Tuesday 8 May 2012

ECS ICT - Continues to shine


We visited ECS recently and came back with a positive view. The outlook of the group remains bright and we expect ECS to record a high single-digit revenue growth in FY12 underpinned by i) higher sales from ultrabook and tablet, ii) better enterprise systems segment, iii) rising smartphone business iv) and a better consumer spending. Its FY12 net profit is expected to growth by a double digit, thanks to higher margin to be enjoyed on its upcoming smartphone business.  Management has earlier guided that the smartphone business will commence in June 2012. We have raised our FY12-FY13 net profit by 2.4% and 4.1% to RM33.5m and RM35.6m, respectively, after taking the new smartphone business into consideration. In line with our earnings upgrade, we have raised our TP to RM1.70 (from RM1.66 previously) based on the unchanged target PER of 6.1x. Maintain OUTPERFORM rating. 

ICT distribution segment is expected to be boosted by higher ultrabook laptop and tablet sales.  ECS is optimistic on its ICT distribution segment and is targeting to grow it by 10% YoY for FY12, underpinned by the increasing number of distribution brands for its ultrabook laptops and encouraging sales in its tablet business. The group has expanded its single ultrabook laptop brand (ASUS) to another three well-known brands (i.e. Lenovo, HP and Dell) in 1Q12. Its tablet business meanwhile is also showing encouraging sales thanks to the new iPad and popular Samsung’s Galaxy Tab series. We expect the ICT distribution segment to record a 7.9% YoY growth in turnover with sustainable GP margin of 4.5%. We understand that  laptop, tablet, and ultrabook sales account for c.60% of ICT distribution segment turnover.

Enterprise Systems remained upbeat. The group is expected to record a similar YoY growth of 8-9% for its enterprise systems products (i.e. server, network systems, data centers and enterprise software), underpinned by higher industry demand for its Cloud Computing products with a sustainable gross profit margin of c.10%. 

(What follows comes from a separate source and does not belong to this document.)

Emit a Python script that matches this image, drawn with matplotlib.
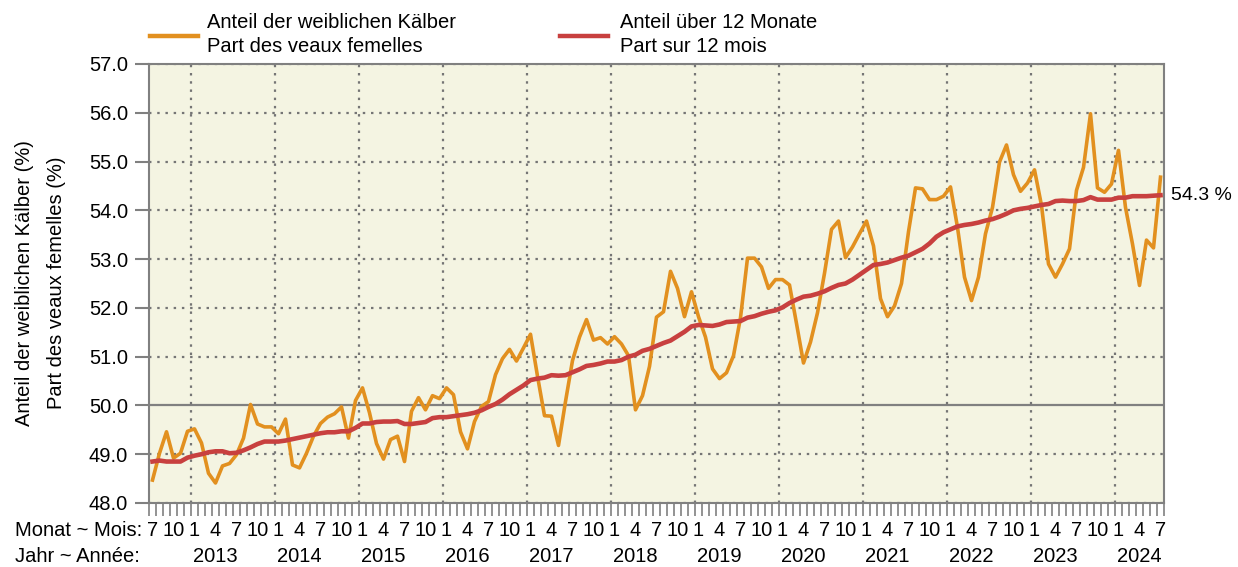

Targeting to push its smartphone business in June 2012. We understand the group has recently secured a deal from one of the biggest smartphone makers from China and is targeting to launch it in the Malaysian in June 2012. Despite the deal not being an exclusive distributorship and the smartphone brand already existed in the local market, we however view the agreement positively. With existing strong distribution channels coupled with hundreds of potential phone resellers, ECS could potentially benefit from this new market segment. IDC, the leading provider of data-driven research and analysis in the region, is expecting the smartphone segment to record a sales value of USD1.6b (RM4.9b) in Malaysia in year 2012. We estimate this segment to contribute around RM29.0m for FY12 and marginally higher GP margin than distribution segment. In addition, IDC  Research is expecting Malaysia’s IT spending to record a 5-year CAGR of 9.9% for the period of 2010-2015 (including the smartphone segment) while without the smartphone segment, the CAGR is expected at 6.7%.

Expecting double digit net profit growth in FY12 to RM33.5m (+11% YoY) underpinned by  1) higher sales from its ICT distribution segment driven by better sales of ultrabook and tablets, 2) rising smartphone business 3) better enterprise systems 4) and also a better consumer spending.